*** Recorded information ***

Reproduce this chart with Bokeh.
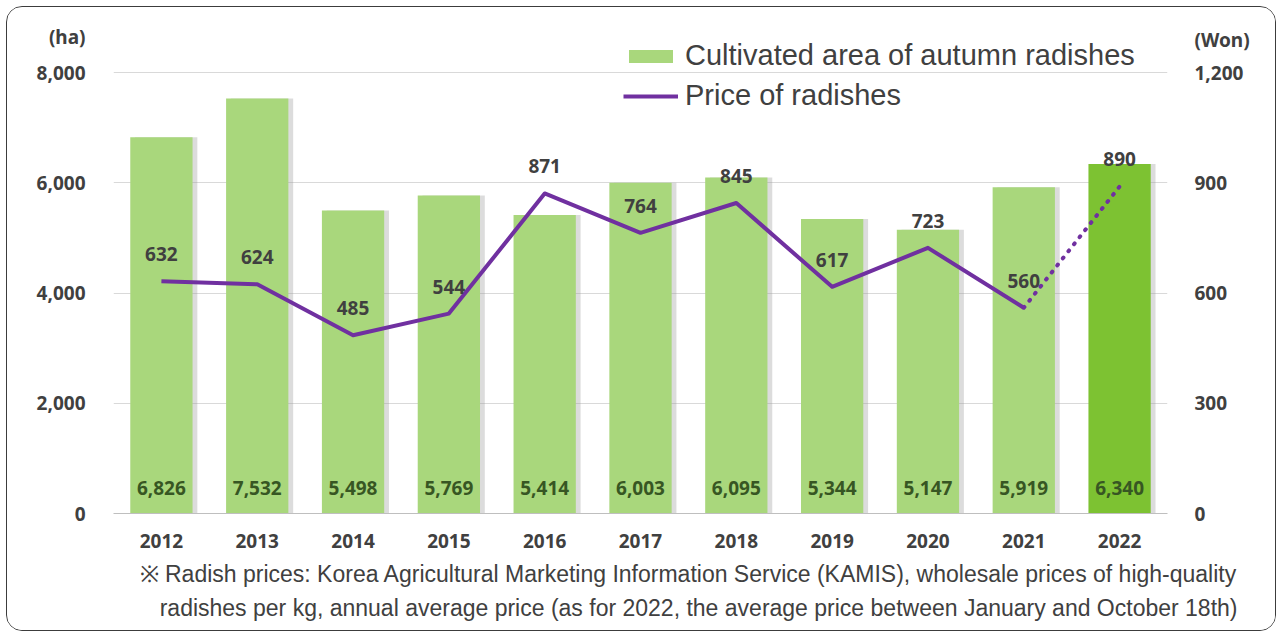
from bokeh.plotting import figure
from bokeh.models import (ColumnDataSource, LinearAxis, Range1d, NumeralTickFormatter,
                          FixedTicker, Legend, LegendItem, Title)
from bokeh.transform import dodge
from bokeh.core.properties import value
from bokeh.embed import file_html
from bokeh.resources import INLINE

# ---------------- data ----------------
years = ["2012", "2013", "2014", "2015", "2016", "2017", "2018", "2019", "2020", "2021", "2022"]
area = [6826, 7532, 5498, 5769, 5414, 6003, 6095, 5344, 5147, 5919, 6340]
price = [632, 624, 485, 544, 871, 764, 845, 617, 723, 560, 890]
area_ticks = [0, 2000, 4000, 6000, 8000]
price_ticks = [0, 300, 600, 900, 1200]
area_unit = "(ha)"
price_unit = "(Won)"
bar_name = "Cultivated area of autumn radishes"
line_name = "Price of radishes"
note_lines = [
    "\u203b Radish prices: Korea Agricultural Marketing Information Service (KAMIS), wholesale prices of high-quality",
    "radishes per kg, annual average price (as for 2022, the average price between January and October 18th)",
]

# ---------------- styles / layout constants ----------------
LIGHT = "#A9D77C"
DARK = "#7DC232"
PURPLE = "#7030A0"
TXT = "#404040"
BARTXT = "#375623"
NUMFONT = "Noto Sans"
SANS = "Liberation Sans"
AREA_MAX = 8800          # left axis range end (frame top)
PRICE_MAX = 1320         # right axis range end (same pixel scale)
AREA_UNIT_POS = 8640     # where the unit caption sits on the left axis
PRICE_UNIT_POS = 1290    # where the unit caption sits on the right axis

bar_colors = [LIGHT] * (len(years) - 1) + [DARK]
src = ColumnDataSource(dict(
    year=years, area=area, price=price, color=bar_colors,
    area_label=[f"{v:,}" for v in area],
    price_label=[str(v) for v in price],
))
solid = ColumnDataSource(dict(year=years[:-1], price=price[:-1]))
dotted = ColumnDataSource(dict(year=years[-2:], price=price[-2:]))

p = figure(x_range=years, y_range=Range1d(0, AREA_MAX), width=1270, height=625,
           output_backend="svg", toolbar_location=None, margin=(6, 0, 0, 6),
           min_border_left=106, min_border_right=110, min_border_top=21, min_border_bottom=119,
           background_fill_color="white", border_fill_color="white")
p.styles = {"border": "1.5px solid #3c3c3c", "border-radius": "16px", "overflow": "hidden"}
p.outline_line_color = None
p.extra_y_ranges = {"price": Range1d(0, PRICE_MAX)}

# grid
p.xgrid.grid_line_color = None
p.ygrid.ticker = FixedTicker(ticks=area_ticks)
p.ygrid.grid_line_color = "#d9d9d9"
p.ygrid.grid_line_width = 1

# axes
ya = p.yaxis[0]
ya.ticker = FixedTicker(ticks=area_ticks + [AREA_UNIT_POS])
ya.formatter = NumeralTickFormatter(format="0,0")
ya.major_label_overrides = {AREA_UNIT_POS: area_unit}
ra = LinearAxis(y_range_name="price", ticker=FixedTicker(ticks=price_ticks + [PRICE_UNIT_POS]),
                formatter=NumeralTickFormatter(format="0,0"))
ra.major_label_overrides = {PRICE_UNIT_POS: price_unit}
p.add_layout(ra, "right")
for ax in (ya, ra):
    ax.axis_line_color = None
    ax.major_tick_line_color = None
    ax.minor_tick_line_color = None
    ax.major_label_text_font = NUMFONT
    ax.major_label_text_font_style = "bold"
    ax.major_label_text_font_size = "19px"
    ax.major_label_text_color = TXT
ya.major_label_standoff = 22
ra.major_label_standoff = 21
xa = p.xaxis[0]
xa.axis_line_color = "#bfbfbf"
xa.axis_line_width = 1
xa.major_tick_line_color = None
xa.minor_tick_line_color = None
xa.major_label_text_font = NUMFONT
xa.major_label_text_font_style = "bold"
xa.major_label_text_font_size = "19px"
xa.major_label_text_color = TXT
xa.major_label_standoff = 14

# bars (soft shadow + bar)
p.vbar(x=dodge("year", 0.05, range=p.x_range), top="area", width=0.65, source=src,
       fill_color="#9a9a9a", fill_alpha=0.35, line_color=None)
bars = p.vbar(x="year", top="area", width=0.65, source=src, fill_color="color", line_color=None)

p.text(x="year", y=0, text="area_label", source=src, y_offset=-26,
       text_align="center", text_baseline="middle", text_font=value(NUMFONT),
       text_font_style="bold", text_font_size="19px", text_color=BARTXT)

# price line
line = p.line(x="year", y="price", source=solid, y_range_name="price",
              line_color=PURPLE, line_width=4, line_join="round")
p.line(x="year", y="price", source=dotted, y_range_name="price",
       line_color=PURPLE, line_width=4, line_dash="1 8", line_cap="round")

p.text(x="year", y="price", text="price_label", source=src, y_range_name="price",
       y_offset=-27, text_align="center", text_baseline="middle",
       text_font=value(NUMFONT), text_font_style="bold", text_font_size="19px",
       text_color=TXT)

# legend
legend = Legend(items=[LegendItem(label=bar_name, renderers=[bars]),
                       LegendItem(label=line_name, renderers=[line])],
                location=(510, 401), orientation="vertical",
                glyph_width=55, glyph_height=16, label_height=20, spacing=7,
                label_standoff=7, padding=0, margin=0,
                border_line_color=None, background_fill_alpha=0,
                label_text_font=SANS, label_text_font_size="29px", label_text_color=TXT)
p.add_layout(legend, "center")

# footnote
for i, t in enumerate(note_lines):
    p.add_layout(Title(text=t, align="right", offset=-70, standoff=(17 if i == 0 else -6),
                       text_font=SANS, text_font_size="23px", text_font_style="normal",
                       text_color=TXT), "below")

open("out.html", "w").write(file_html(p, INLINE))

***

Take the listing and print it again exactly, but without any pictures.

Reproduce this chart with Bokeh.
from bokeh.plotting import figure
from bokeh.models import (ColumnDataSource, LinearAxis, Range1d, NumeralTickFormatter,
                          FixedTicker, Legend, LegendItem, Title)
from bokeh.transform import dodge
from bokeh.core.properties import value
from bokeh.embed import file_html
from bokeh.resources import INLINE

# ---------------- data ----------------
years = ["2012", "2013", "2014", "2015", "2016", "2017", "2018", "2019", "2020", "2021", "2022"]
area = [6826, 7532, 5498, 5769, 5414, 6003, 6095, 5344, 5147, 5919, 6340]
price = [632, 624, 485, 544, 871, 764, 845, 617, 723, 560, 890]
area_ticks = [0, 2000, 4000, 6000, 8000]
price_ticks = [0, 300, 600, 900, 1200]
area_unit = "(ha)"
price_unit = "(Won)"
bar_name = "Cultivated area of autumn radishes"
line_name = "Price of radishes"
note_lines = [
    "\u203b Radish prices: Korea Agricultural Marketing Information Service (KAMIS), wholesale prices of high-quality",
    "radishes per kg, annual average price (as for 2022, the average price between January and October 18th)",
]

# ---------------- styles / layout constants ----------------
LIGHT = "#A9D77C"
DARK = "#7DC232"
PURPLE = "#7030A0"
TXT = "#404040"
BARTXT = "#375623"
NUMFONT = "Noto Sans"
SANS = "Liberation Sans"
AREA_MAX = 8800          # left axis range end (frame top)
PRICE_MAX = 1320         # right axis range end (same pixel scale)
AREA_UNIT_POS = 8640     # where the unit caption sits on the left axis
PRICE_UNIT_POS = 1290    # where the unit caption sits on the right axis

bar_colors = [LIGHT] * (len(years) - 1) + [DARK]
src = ColumnDataSource(dict(
    year=years, area=area, price=price, color=bar_colors,
    area_label=[f"{v:,}" for v in area],
    price_label=[str(v) for v in price],
))
solid = ColumnDataSource(dict(year=years[:-1], price=price[:-1]))
dotted = ColumnDataSource(dict(year=years[-2:], price=price[-2:]))

p = figure(x_range=years, y_range=Range1d(0, AREA_MAX), width=1270, height=625,
           output_backend="svg", toolbar_location=None, margin=(6, 0, 0, 6),
           min_border_left=106, min_border_right=110, min_border_top=21, min_border_bottom=119,
           background_fill_color="white", border_fill_color="white")
p.styles = {"border": "1.5px solid #3c3c3c", "border-radius": "16px", "overflow": "hidden"}
p.outline_line_color = None
p.extra_y_ranges = {"price": Range1d(0, PRICE_MAX)}

# grid
p.xgrid.grid_line_color = None
p.ygrid.ticker = FixedTicker(ticks=area_ticks)
p.ygrid.grid_line_color = "#d9d9d9"
p.ygrid.grid_line_width = 1

# axes
ya = p.yaxis[0]
ya.ticker = FixedTicker(ticks=area_ticks + [AREA_UNIT_POS])
ya.formatter = NumeralTickFormatter(format="0,0")
ya.major_label_overrides = {AREA_UNIT_POS: area_unit}
ra = LinearAxis(y_range_name="price", ticker=FixedTicker(ticks=price_ticks + [PRICE_UNIT_POS]),
                formatter=NumeralTickFormatter(format="0,0"))
ra.major_label_overrides = {PRICE_UNIT_POS: price_unit}
p.add_layout(ra, "right")
for ax in (ya, ra):
    ax.axis_line_color = None
    ax.major_tick_line_color = None
    ax.minor_tick_line_color = None
    ax.major_label_text_font = NUMFONT
    ax.major_label_text_font_style = "bold"
    ax.major_label_text_font_size = "19px"
    ax.major_label_text_color = TXT
ya.major_label_standoff = 22
ra.major_label_standoff = 21
xa = p.xaxis[0]
xa.axis_line_color = "#bfbfbf"
xa.axis_line_width = 1
xa.major_tick_line_color = None
xa.minor_tick_line_color = None
xa.major_label_text_font = NUMFONT
xa.major_label_text_font_style = "bold"
xa.major_label_text_font_size = "19px"
xa.major_label_text_color = TXT
xa.major_label_standoff = 14

# bars (soft shadow + bar)
p.vbar(x=dodge("year", 0.05, range=p.x_range), top="area", width=0.65, source=src,
       fill_color="#9a9a9a", fill_alpha=0.35, line_color=None)
bars = p.vbar(x="year", top="area", width=0.65, source=src, fill_color="color", line_color=None)

p.text(x="year", y=0, text="area_label", source=src, y_offset=-26,
       text_align="center", text_baseline="middle", text_font=value(NUMFONT),
       text_font_style="bold", text_font_size="19px", text_color=BARTXT)

# price line
line = p.line(x="year", y="price", source=solid, y_range_name="price",
              line_color=PURPLE, line_width=4, line_join="round")
p.line(x="year", y="price", source=dotted, y_range_name="price",
       line_color=PURPLE, line_width=4, line_dash="1 8", line_cap="round")

p.text(x="year", y="price", text="price_label", source=src, y_range_name="price",
       y_offset=-27, text_align="center", text_baseline="middle",
       text_font=value(NUMFONT), text_font_style="bold", text_font_size="19px",
       text_color=TXT)

# legend
legend = Legend(items=[LegendItem(label=bar_name, renderers=[bars]),
                       LegendItem(label=line_name, renderers=[line])],
                location=(510, 401), orientation="vertical",
                glyph_width=55, glyph_height=16, label_height=20, spacing=7,
                label_standoff=7, padding=0, margin=0,
                border_line_color=None, background_fill_alpha=0,
                label_text_font=SANS, label_text_font_size="29px", label_text_color=TXT)
p.add_layout(legend, "center")

# footnote
for i, t in enumerate(note_lines):
    p.add_layout(Title(text=t, align="right", offset=-70, standoff=(17 if i == 0 else -6),
                       text_font=SANS, text_font_size="23px", text_font_style="normal",
                       text_color=TXT), "below")

open("out.html", "w").write(file_html(p, INLINE))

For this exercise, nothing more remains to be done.